Côté Toulouse – 27 novembre 2015
Bati Vigie : c’est le nom d’une nouvelle plateforme censée lutter contre le travail illégal dans la constuction. Une idée toulousaine pour assainir les chantiers. Explications.
Avec Bati Vigie, le BTP déclare la guerre au travail illégal
Quand les professionnels du Bâtiment et des travaux publics (BTP) s’unissent contre le travail illégal, cela donne naissance à la plateforme Bati Vigie. Une innovation toulousaine unique en France. L’idée, lancée en 2013 par Frédéric Pradal, dirigeant du groupe IFECC, a fait son chemin pour aboutir deux ans plus tard sur une application concrète et exploitable.
Nous avons réfléchi à la problématique car nous sommes des techniciens de chantiers, de terrain. Notre bureau d’études livre 1 500 logements chaque année dans le sud de la France. Et puis nous avons été sollicités en janvier 2014 par Kaufman&Broad qui souhaitait contrôler ses chantiers en Midi-Pyrénées, Aquitaine et Languedoc-Roussillon.
D’autres comptes comme Colomiers Habitat, Acantys ou La Cité Jardins ont suivi le sillon.
« Notre mission n’est pas de faire la police »
Avec Bati Vigie, Frédéric Pradal invente un nouveau modèle et de nouveaux métiers dans le secteur. Mais n’allez pas lui parler de police du bâtiment, surtout dans un contexte de polémique sur les travailleurs détachés, au nombre de 300 000 en France… (voir plus).
Notre mission n’est pas de faire la police. Nous apportons un service aux entreprises pour qu’elles s’assurent d’œuvrer en conformité avec la loi. Les maîtres d’ouvrage doivent connaître les gens qui travaillent pour lui, explique Frédéric Pradal.
De façon pratique, chaque contrôleur de chantier dispose sur un Smartphone des informations importantes sur le chantier et les ouvriers comme la localisation, le nom du responsable du chantier, les entreprises concernées, les salariés de chaque entreprise et l’historique des contrôles et des éventuels incidents. À l’issue de sa visite, le contrôleur envoie sa déclaration. En cas d’incident, l’entreprise concernée reçoit un mail automatique demandant de régulariser sous 48 h le défaut constaté.
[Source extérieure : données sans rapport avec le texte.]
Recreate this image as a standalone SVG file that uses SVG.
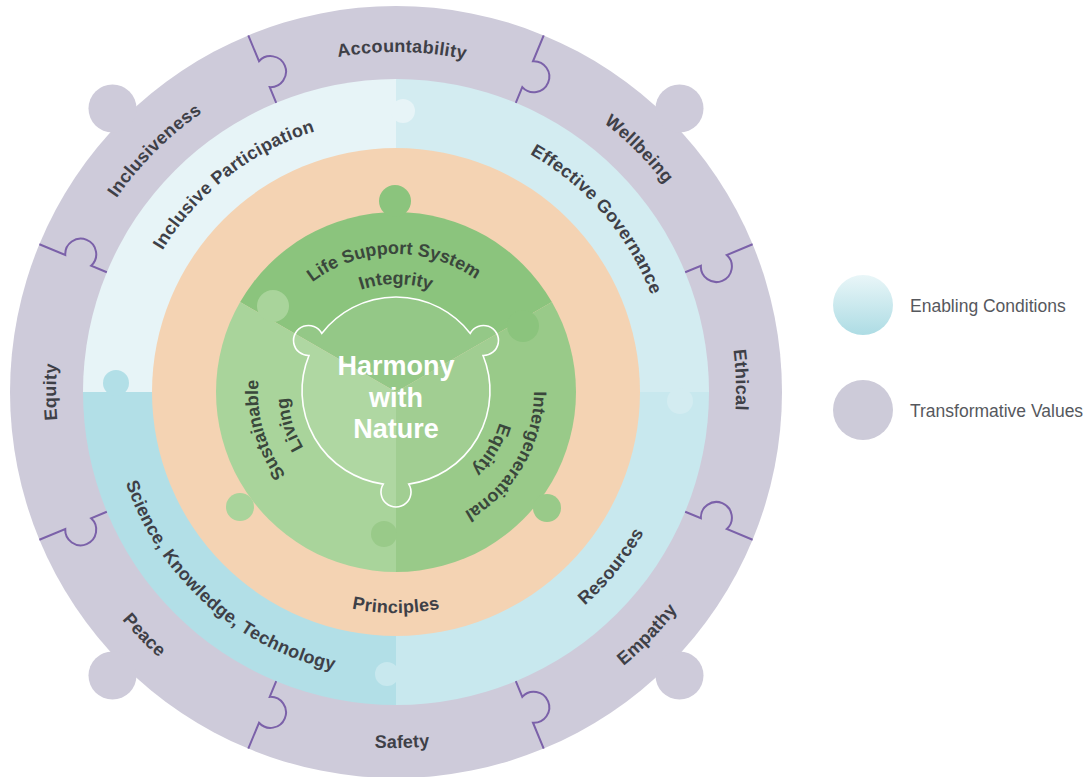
<svg xmlns="http://www.w3.org/2000/svg" width="1089" height="777" viewBox="0 0 1089 777">
<defs>
  <linearGradient id="gEnab" x1="0" y1="0" x2="0" y2="1">
    <stop offset="0" stop-color="#e9f6f8"/>
    <stop offset="1" stop-color="#addce4"/>
  </linearGradient>
  <path id="o_cw" d="M -340,0 A 340 340 0 0 1 340,0"/>
  <path id="o_ccw" d="M -356,0 A 356 356 0 0 0 356,0"/>
  <path id="b_cw" d="M -273,0 A 273 273 0 0 1 273,0"/>
  <path id="b_ccw" d="M -285,0 A 285 285 0 0 0 285,0"/>
  <path id="p_ccw" d="M -221,0 A 221 221 0 0 0 221,0"/>
  <path id="g1" d="M -138,0 A 138 138 0 0 1 138,0"/>
  <path id="g2" d="M -108,0 A 108 108 0 0 1 108,0"/>
  <path id="tab" d="M 386,0 L 358,0 A 15.5 15.5 0 1 1 330,0 L 313,0"/>
</defs>
<style>
  .lbl{font-family:"Liberation Sans",Arial,Helvetica,sans-serif;font-weight:bold;font-size:18px;letter-spacing:0.3px;fill:#3e4047}
  .glbl{font-family:"Liberation Sans",Arial,Helvetica,sans-serif;font-weight:bold;font-size:18px;fill:#3a473c}
  .core{font-family:"Liberation Sans",Arial,Helvetica,sans-serif;font-weight:bold;font-size:27px;fill:#ffffff}
  .leg{font-family:"Liberation Sans",Arial,Helvetica,sans-serif;font-size:17.5px;fill:#56585d}
  .tab{fill:none;stroke:#7b61a9;stroke-width:2}
  .lav{fill:#cecbda}
  .bTL{fill:#e7f4f7}
  .bTR{fill:#d3ecf1}
  .bBL{fill:#b2dfe7}
  .bBR{fill:#c8e8ee}
  .gD{fill:#8bc47d}
  .gM{fill:#99ca89}
  .gL{fill:#a9d49b}
</style>

<g id="transformative-values-ring">
  <circle class="lav" cx="396" cy="392" r="386"/>
  <circle class="lav" cx="679.5" cy="108.5" r="24"/>
  <circle class="lav" cx="112.5" cy="108.5" r="24"/>
  <circle class="lav" cx="112.5" cy="675.5" r="24"/>
  <circle class="lav" cx="679.5" cy="675.5" r="24"/>
</g>

<g id="enabling-conditions-ring">
  <path class="bTL" d="M396,392 L83,392 A313,313 0 0 1 396,79 Z"/>
  <path class="bTR" d="M396,392 L396,79 A313,313 0 0 1 709,392 Z"/>
  <path class="bBR" d="M396,392 L709,392 A313,313 0 0 1 396,705 Z"/>
  <path class="bBL" d="M396,392 L396,705 A313,313 0 0 1 83,392 Z"/>
  <circle class="bTL" cx="403" cy="111" r="12"/>
  <circle class="bBL" cx="116" cy="383" r="13"/>
  <circle class="bTR" cx="680" cy="401" r="13"/>
  <circle class="bBR" cx="387" cy="674" r="12"/>
</g>

<g id="principles-ring">
  <circle cx="396" cy="392" r="244" fill="#f4d3b3"/>
</g>

<g id="core-disc">
  <path class="gD" d="M396,392 L240.12,302 A180,180 0 0 1 551.88,302 Z"/>
  <path class="gM" d="M396,392 L551.88,302 A180,180 0 0 1 396,572 Z"/>
  <path class="gL" d="M396,392 L396,572 A180,180 0 0 1 240.12,302 Z"/>
  <circle class="gD" cx="395" cy="201" r="16"/>
  <circle class="gL" cx="240" cy="507" r="14"/>
  <circle class="gM" cx="547" cy="508" r="14"/>
  <circle class="gL" cx="273" cy="306" r="16"/>
  <circle class="gD" cx="523" cy="326" r="16"/>
  <circle class="gM" cx="384" cy="534" r="13"/>
</g>

<g id="harmony-with-nature">
  <path d="M 321.72,333.39 A 94 94 0 0 1 470.28,333.39 A 15 15 0 1 1 483.03,355.5 A 94 94 0 0 1 408.77,484.13 A 15 15 0 1 1 383.23,484.13 A 94 94 0 0 1 308.97,355.5 A 15 15 0 1 1 321.72,333.39 Z" fill="#ffffff" fill-opacity="0.08" stroke="#ffffff" stroke-width="1.6"/>
  <text class="core" x="396" y="375" text-anchor="middle">Harmony</text>
  <text class="core" x="396" y="406.5" text-anchor="middle">with</text>
  <text class="core" x="396" y="438" text-anchor="middle">Nature</text>
</g>

<g id="connectors">
  <use href="#tab" class="tab" transform="translate(396,392) rotate(-22.5)"/>
  <use href="#tab" class="tab" transform="translate(396,392) rotate(-67.5)"/>
  <use href="#tab" class="tab" transform="translate(396,392) rotate(-112.5)"/>
  <use href="#tab" class="tab" transform="translate(396,392) rotate(-157.5)"/>
  <use href="#tab" class="tab" transform="translate(396,392) rotate(-202.5) scale(1,-1)"/>
  <use href="#tab" class="tab" transform="translate(396,392) rotate(-247.5) scale(1,-1)"/>
  <use href="#tab" class="tab" transform="translate(396,392) rotate(-292.5) scale(1,-1)"/>
  <use href="#tab" class="tab" transform="translate(396,392) rotate(-337.5) scale(1,-1)"/>
</g>

<g id="value-accountability"><text class="lbl" text-anchor="middle" transform="translate(396,392) rotate(1)"><textPath href="#o_cw" startOffset="50%">Accountability</textPath></text></g>
<g id="value-wellbeing"><text class="lbl" text-anchor="middle" transform="translate(396,392) rotate(45)"><textPath href="#o_cw" startOffset="50%">Wellbeing</textPath></text></g>
<g id="value-ethical"><text class="lbl" text-anchor="middle" transform="translate(396,392) rotate(88)"><textPath href="#o_cw" startOffset="50%">Ethical</textPath></text></g>
<g id="value-inclusiveness"><text class="lbl" text-anchor="middle" transform="translate(396,392) rotate(-45)"><textPath href="#o_cw" startOffset="50%">Inclusiveness</textPath></text></g>
<g id="value-equity"><text class="lbl" text-anchor="middle" transform="translate(396,392) rotate(-90)"><textPath href="#o_cw" startOffset="50%">Equity</textPath></text></g>
<g id="value-peace"><text class="lbl" text-anchor="middle" transform="translate(396,392) rotate(46)"><textPath href="#o_ccw" startOffset="50%">Peace</textPath></text></g>
<g id="value-safety"><text class="lbl" text-anchor="middle" transform="translate(396,392) rotate(-1)"><textPath href="#o_ccw" startOffset="50%">Safety</textPath></text></g>
<g id="value-empathy"><text class="lbl" text-anchor="middle" transform="translate(396,392) rotate(-46)"><textPath href="#o_ccw" startOffset="50%">Empathy</textPath></text></g>

<g id="cond-inclusive-participation"><text class="lbl" text-anchor="middle" transform="translate(396,392) rotate(-38)"><textPath href="#b_cw" startOffset="50%">Inclusive Participation</textPath></text></g>
<g id="cond-effective-governance"><text class="lbl" text-anchor="middle" transform="translate(396,392) rotate(49.3)"><textPath href="#b_cw" startOffset="50%">Effective Governance</textPath></text></g>
<g id="cond-resources"><text class="lbl" text-anchor="middle" transform="translate(396,392) rotate(-51)"><textPath href="#b_ccw" startOffset="50%">Resources</textPath></text></g>
<g id="cond-science"><text class="lbl" text-anchor="middle" transform="translate(396,392) rotate(42)"><textPath href="#b_ccw" startOffset="50%">Science, Knowledge, Technology</textPath></text></g>

<g id="principles-label"><text class="lbl" text-anchor="middle" transform="translate(396,392)"><textPath href="#p_ccw" startOffset="50%">Principles</textPath></text></g>

<g id="life-support">
  <text class="glbl" text-anchor="middle" transform="translate(396,392) rotate(-1)"><textPath href="#g1" startOffset="50%">Life Support System</textPath></text>
  <text class="glbl" text-anchor="middle" transform="translate(396,392)"><textPath href="#g2" startOffset="50%">Integrity</textPath></text>
</g>
<g id="intergenerational-equity">
  <text class="glbl" text-anchor="middle" transform="translate(396,392) rotate(120)"><textPath href="#g1" startOffset="50%">Intergenerational</textPath></text>
  <text class="glbl" text-anchor="middle" transform="translate(396,392) rotate(121)"><textPath href="#g2" startOffset="50%">Equity</textPath></text>
</g>
<g id="sustainable-living">
  <text class="glbl" text-anchor="middle" transform="translate(396,392) rotate(-106)"><textPath href="#g1" startOffset="50%">Sustainable</textPath></text>
  <text class="glbl" text-anchor="middle" transform="translate(396,392) rotate(-107)"><textPath href="#g2" startOffset="50%">Living</textPath></text>
</g>

<g id="legend-enabling">
  <circle cx="863" cy="305" r="30" fill="url(#gEnab)"/>
  <text class="leg" x="910" y="312">Enabling Conditions</text>
</g>
<g id="legend-transformative">
  <circle cx="863" cy="410" r="30" fill="#cdcbd9"/>
  <text class="leg" x="910" y="417">Transformative Values</text>
</g>
</svg>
2 000 personnes dans l’illégalité en Haute-Garonne
Bati Vigie, qui dispose de douze points de contrôle des salariés de chaque chantier suivi, est, en définitive, le symbole et la conclusion naturelle de la loi Savary de juillet 2014, qui renforce la responsabilité pénale des donneurs d’ordre et des maîtres d’ouvrage.
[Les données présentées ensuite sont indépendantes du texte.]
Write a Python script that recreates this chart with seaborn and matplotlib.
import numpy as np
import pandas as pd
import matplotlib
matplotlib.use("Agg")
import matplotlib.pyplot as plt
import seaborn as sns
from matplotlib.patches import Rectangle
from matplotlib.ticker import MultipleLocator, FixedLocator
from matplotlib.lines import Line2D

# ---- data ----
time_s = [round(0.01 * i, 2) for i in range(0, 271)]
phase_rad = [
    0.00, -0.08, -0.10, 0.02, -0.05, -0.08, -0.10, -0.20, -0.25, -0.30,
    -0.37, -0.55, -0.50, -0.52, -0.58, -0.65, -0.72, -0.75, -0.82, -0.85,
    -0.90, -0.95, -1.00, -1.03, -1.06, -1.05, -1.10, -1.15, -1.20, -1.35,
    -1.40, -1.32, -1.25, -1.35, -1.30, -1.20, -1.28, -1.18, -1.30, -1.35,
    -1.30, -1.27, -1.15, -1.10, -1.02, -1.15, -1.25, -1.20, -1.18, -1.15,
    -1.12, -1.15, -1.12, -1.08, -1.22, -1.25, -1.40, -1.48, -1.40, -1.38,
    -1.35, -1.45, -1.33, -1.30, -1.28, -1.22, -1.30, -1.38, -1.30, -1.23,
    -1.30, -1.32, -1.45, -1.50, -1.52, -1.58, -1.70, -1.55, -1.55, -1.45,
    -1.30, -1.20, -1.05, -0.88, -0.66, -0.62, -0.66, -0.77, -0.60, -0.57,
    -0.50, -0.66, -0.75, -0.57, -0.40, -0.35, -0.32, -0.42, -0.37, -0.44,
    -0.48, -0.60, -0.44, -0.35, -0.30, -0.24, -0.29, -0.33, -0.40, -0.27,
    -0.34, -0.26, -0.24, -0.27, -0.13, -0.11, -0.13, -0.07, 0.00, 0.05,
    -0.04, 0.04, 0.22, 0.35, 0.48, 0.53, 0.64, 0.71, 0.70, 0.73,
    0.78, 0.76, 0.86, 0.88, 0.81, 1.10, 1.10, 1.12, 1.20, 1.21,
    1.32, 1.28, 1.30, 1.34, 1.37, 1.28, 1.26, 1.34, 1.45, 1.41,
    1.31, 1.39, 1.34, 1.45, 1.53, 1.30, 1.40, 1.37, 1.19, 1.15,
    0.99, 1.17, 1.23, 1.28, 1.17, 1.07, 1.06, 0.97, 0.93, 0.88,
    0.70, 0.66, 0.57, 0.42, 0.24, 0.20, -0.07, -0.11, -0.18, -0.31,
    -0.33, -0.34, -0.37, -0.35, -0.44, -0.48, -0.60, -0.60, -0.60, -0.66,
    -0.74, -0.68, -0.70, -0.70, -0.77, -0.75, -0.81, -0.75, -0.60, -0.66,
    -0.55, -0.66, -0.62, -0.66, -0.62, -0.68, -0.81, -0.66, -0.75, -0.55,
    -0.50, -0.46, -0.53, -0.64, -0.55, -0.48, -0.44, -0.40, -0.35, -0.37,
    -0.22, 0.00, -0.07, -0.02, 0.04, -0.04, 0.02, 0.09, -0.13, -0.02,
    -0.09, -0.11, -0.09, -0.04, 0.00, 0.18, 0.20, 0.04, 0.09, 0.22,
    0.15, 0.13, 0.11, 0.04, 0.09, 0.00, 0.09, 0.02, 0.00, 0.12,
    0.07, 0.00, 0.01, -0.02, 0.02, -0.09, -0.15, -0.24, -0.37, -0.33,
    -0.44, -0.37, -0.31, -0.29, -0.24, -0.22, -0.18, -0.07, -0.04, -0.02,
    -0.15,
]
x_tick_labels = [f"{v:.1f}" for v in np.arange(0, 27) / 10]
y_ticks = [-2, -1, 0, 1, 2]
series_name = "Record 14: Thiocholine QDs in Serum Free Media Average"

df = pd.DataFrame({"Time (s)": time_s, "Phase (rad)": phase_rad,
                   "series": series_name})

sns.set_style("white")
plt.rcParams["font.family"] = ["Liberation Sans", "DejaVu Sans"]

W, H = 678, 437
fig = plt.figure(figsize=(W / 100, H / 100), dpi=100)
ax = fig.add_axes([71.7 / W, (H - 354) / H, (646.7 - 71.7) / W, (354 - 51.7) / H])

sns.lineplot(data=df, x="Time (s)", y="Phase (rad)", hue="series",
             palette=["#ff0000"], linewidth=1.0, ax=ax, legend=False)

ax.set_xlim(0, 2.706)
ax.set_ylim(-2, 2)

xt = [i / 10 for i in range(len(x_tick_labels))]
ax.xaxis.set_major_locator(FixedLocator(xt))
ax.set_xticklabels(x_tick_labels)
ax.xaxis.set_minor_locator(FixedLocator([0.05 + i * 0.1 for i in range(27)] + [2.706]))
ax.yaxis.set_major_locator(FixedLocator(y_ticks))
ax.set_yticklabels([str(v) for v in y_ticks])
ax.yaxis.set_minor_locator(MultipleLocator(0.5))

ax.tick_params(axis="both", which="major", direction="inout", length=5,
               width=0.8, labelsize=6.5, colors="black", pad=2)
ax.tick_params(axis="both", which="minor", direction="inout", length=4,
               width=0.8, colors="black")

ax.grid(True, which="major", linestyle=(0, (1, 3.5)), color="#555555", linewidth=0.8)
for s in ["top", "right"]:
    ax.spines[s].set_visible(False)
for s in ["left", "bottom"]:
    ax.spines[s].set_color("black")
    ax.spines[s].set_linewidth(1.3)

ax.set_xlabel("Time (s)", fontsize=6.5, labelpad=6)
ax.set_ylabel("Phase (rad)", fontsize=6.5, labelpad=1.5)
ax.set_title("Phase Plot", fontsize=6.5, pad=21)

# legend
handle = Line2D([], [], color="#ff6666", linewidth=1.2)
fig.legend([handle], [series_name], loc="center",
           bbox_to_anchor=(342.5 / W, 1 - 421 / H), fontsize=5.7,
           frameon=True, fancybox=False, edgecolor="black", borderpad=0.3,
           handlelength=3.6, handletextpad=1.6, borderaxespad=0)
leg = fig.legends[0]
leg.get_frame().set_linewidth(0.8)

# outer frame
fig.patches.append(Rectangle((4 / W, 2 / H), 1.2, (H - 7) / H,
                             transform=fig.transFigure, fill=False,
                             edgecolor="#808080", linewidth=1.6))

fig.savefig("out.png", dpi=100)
Il était temps car les chiffres de la fraude donnent le tournis. Selon le président de la Fédération du BTP de Haute-Garonne, Frédéric Carré, près de 2 000 personnes seraient dans l’illégalité dans ce secteur en Haute-Garonne. Un département dans lequel, de janvier à juillet 2015, le montant du travail illégal a atteint 1,4 million d’euros, contre un préjudice nationale d’environ 13 milliards d’euros.
Bientôt un chantier public test avec la mairie de Toulouse
C’est ainsi que le logiciel s’applique aussi bien aux chantiers privés qu’aux commandes publiques.
Nous contrôlons actuellement 60 chantiers dans le sud, et nous sommes en pourparlers avec la mairie de Toulouse pour établir un chantier public test. « Cette fonctionnalité peut développer à long terme un marché potentiel de 50 millions d’euros, avec la création de centaine d’emplois administratifs et de contrôleurs de terrains. Actuellement, trois salariés contrôlent nos 60 chantiers, poursuit Frédéric Pradal.
En attendant de savoir si la peur du gendarme va porter ses fruits, le dirigeant d’IFECC a bien l’intention d’aller « vers d’autres activités. On souhaite développer ce service citoyen dans le courant du premier trimestre 2016 ». Vu l’ampleur du système D, le travail ne devrait pas manquer.
En Haute-Garonne, le lancement de la plateforme Bati Vigie s’inscrit dans la continuité de la charte Ethibat, lancée en mars 2015 par la Fédération du BTP de Haute-Garonne. Une charte qui engage les entreprises signataires à privilégier l’emploi local et à respecter les conditions de travail.